What the task requires:
Can you print the data exactly and leave out each image?

[Start Material]

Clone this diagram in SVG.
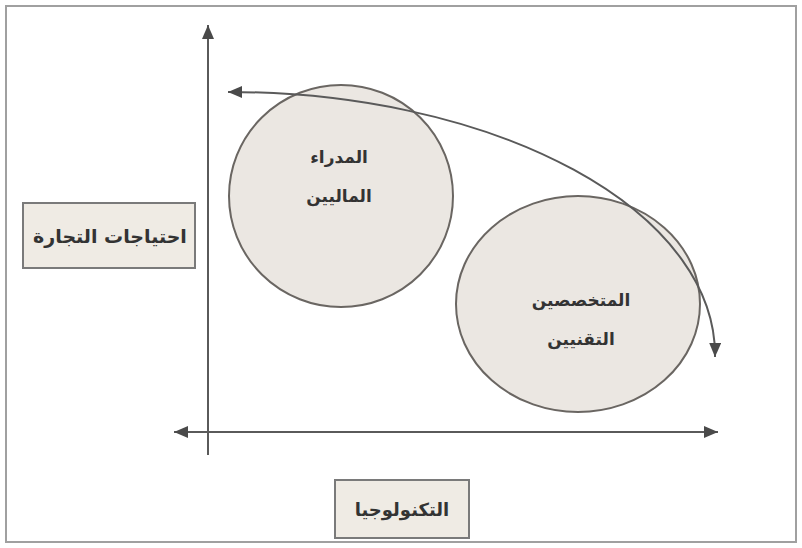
<svg xmlns="http://www.w3.org/2000/svg" width="802" height="548" viewBox="0 0 802 548">
<style>
.frame{fill:#ffffff;stroke:#a0a0a0;stroke-width:2}
.box{fill:#efebe4;stroke:#7a7a7a;stroke-width:2}
.blob{fill:#ebe7e2;stroke:#6a6662;stroke-width:2}
.ax{fill:none;stroke:#5a5a5a;stroke-width:2}
.lbl{font-family:"DejaVu Sans",sans-serif;font-weight:bold;font-size:17px;fill:#333;text-anchor:middle;dominant-baseline:central}
</style>
<defs>
<marker id="ah" viewBox="0 0 14 12" refX="14" refY="6" markerWidth="14" markerHeight="12" markerUnits="userSpaceOnUse" orient="auto-start-reverse">
<path d="M0,0 L14,6 L0,12 Z" fill="#4a4a4a"/>
</marker>
</defs>
<rect class="frame" x="6" y="6" width="790" height="536"/>
<g id="node-managers">
<ellipse class="blob" cx="341" cy="196" rx="112" ry="111"/>
<text class="lbl" x="339" y="157">المدراء</text>
<text class="lbl" x="339" y="196">الماليين</text>
</g>
<g id="node-specialists">
<ellipse class="blob" cx="578" cy="304" rx="122" ry="108"/>
<text class="lbl" x="581" y="300">المتخصصين</text>
<text class="lbl" x="581" y="339">التقنيين</text>
</g>
<g id="node-business">
<rect class="box" x="23" y="203" width="172" height="65"/>
<text class="lbl" x="110" y="236" style="font-size:19px">احتياجات التجارة</text>
</g>
<g id="node-tech">
<rect class="box" x="335" y="480" width="134" height="58"/>
<text class="lbl" x="402" y="509" style="font-size:18px">التكنولوجيا</text>
</g>
<g id="connectors">
<path class="ax" d="M208,455 L208,25" marker-end="url(#ah)"/>
<path class="ax" d="M174,432 L718,432" marker-start="url(#ah)" marker-end="url(#ah)"/>
<path class="ax" d="M228,92 A487,263 0 0 1 715,357" marker-start="url(#ah)" marker-end="url(#ah)"/>
</g>
</svg>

[End Material]

Written solution:
Clone this diagram in SVG.
<svg xmlns="http://www.w3.org/2000/svg" width="802" height="548" viewBox="0 0 802 548">
<style>
.frame{fill:#ffffff;stroke:#a0a0a0;stroke-width:2}
.box{fill:#efebe4;stroke:#7a7a7a;stroke-width:2}
.blob{fill:#ebe7e2;stroke:#6a6662;stroke-width:2}
.ax{fill:none;stroke:#5a5a5a;stroke-width:2}
.lbl{font-family:"DejaVu Sans",sans-serif;font-weight:bold;font-size:17px;fill:#333;text-anchor:middle;dominant-baseline:central}
</style>
<defs>
<marker id="ah" viewBox="0 0 14 12" refX="14" refY="6" markerWidth="14" markerHeight="12" markerUnits="userSpaceOnUse" orient="auto-start-reverse">
<path d="M0,0 L14,6 L0,12 Z" fill="#4a4a4a"/>
</marker>
</defs>
<rect class="frame" x="6" y="6" width="790" height="536"/>
<g id="node-managers">
<ellipse class="blob" cx="341" cy="196" rx="112" ry="111"/>
<text class="lbl" x="339" y="157">المدراء</text>
<text class="lbl" x="339" y="196">الماليين</text>
</g>
<g id="node-specialists">
<ellipse class="blob" cx="578" cy="304" rx="122" ry="108"/>
<text class="lbl" x="581" y="300">المتخصصين</text>
<text class="lbl" x="581" y="339">التقنيين</text>
</g>
<g id="node-business">
<rect class="box" x="23" y="203" width="172" height="65"/>
<text class="lbl" x="110" y="236" style="font-size:19px">احتياجات التجارة</text>
</g>
<g id="node-tech">
<rect class="box" x="335" y="480" width="134" height="58"/>
<text class="lbl" x="402" y="509" style="font-size:18px">التكنولوجيا</text>
</g>
<g id="connectors">
<path class="ax" d="M208,455 L208,25" marker-end="url(#ah)"/>
<path class="ax" d="M174,432 L718,432" marker-start="url(#ah)" marker-end="url(#ah)"/>
<path class="ax" d="M228,92 A487,263 0 0 1 715,357" marker-start="url(#ah)" marker-end="url(#ah)"/>
</g>
</svg>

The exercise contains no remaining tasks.